Schumacher, who turned 40 last month, has been a consultant to Ferrari ever since his retirement as a driver in 2006. He has driven as a super-tester on several occasions since then, but with restrictions on testing so severe now, he has decided that the work should be left to the race drivers.

Schuey, who has yet to define his role with the team for 2009, told the Koln Express, the local paper of Cologne, near his home town “The winter tests are very important. Especially given the ban during the season. It’s a preparation for the whole season. As I see it, it’s up to the race drivers to do the work, not testers. I’m speaking to Ferrari at the moment to see whether they see it the same way.”

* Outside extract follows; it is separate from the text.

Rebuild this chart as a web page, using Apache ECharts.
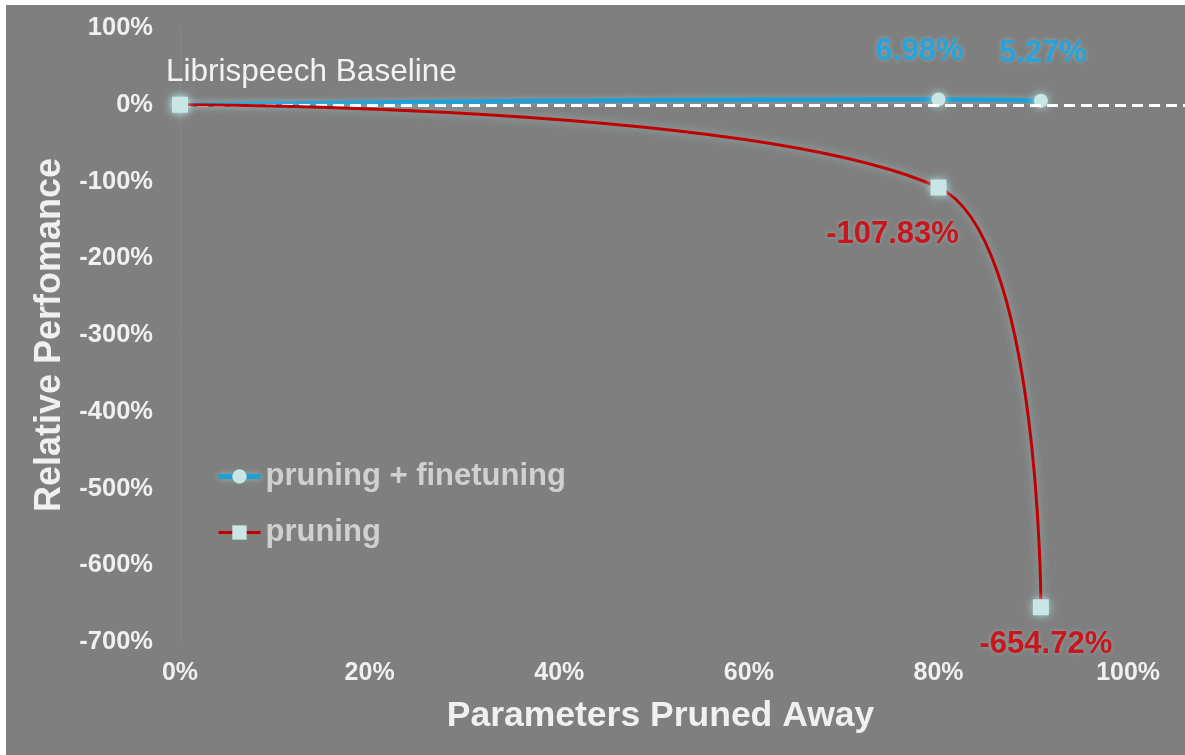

It’s amazing to think just how different this situation is from when Michael was driving. In the late 1990s and early 2000s he spent over 200 days away from home in a year, with promotional activities, races and tests. The testing element of it was huge, often up to 20 days before the start of the season, and then two or three days in every week following a Grand Prix.

Ferrari committed a lot to testing because they had a special budget from Bridgestone, rumoured to be around £20 million per season, to carry out tyre development tests. Of course they would test all manner of new things on the car at the same time. It was quite a big advantage to have budget, two test tracks (Fiorano and Mugello) and unlimited test days.

It’s one of the reasons McLaren invested so heavily in simulation technology in the early 2000s, because they did not have the same luxury with testing as Ferrari. Now that investment is paying off massively as they are miles ahead and it’s Ferrari who are playing catch up in that area.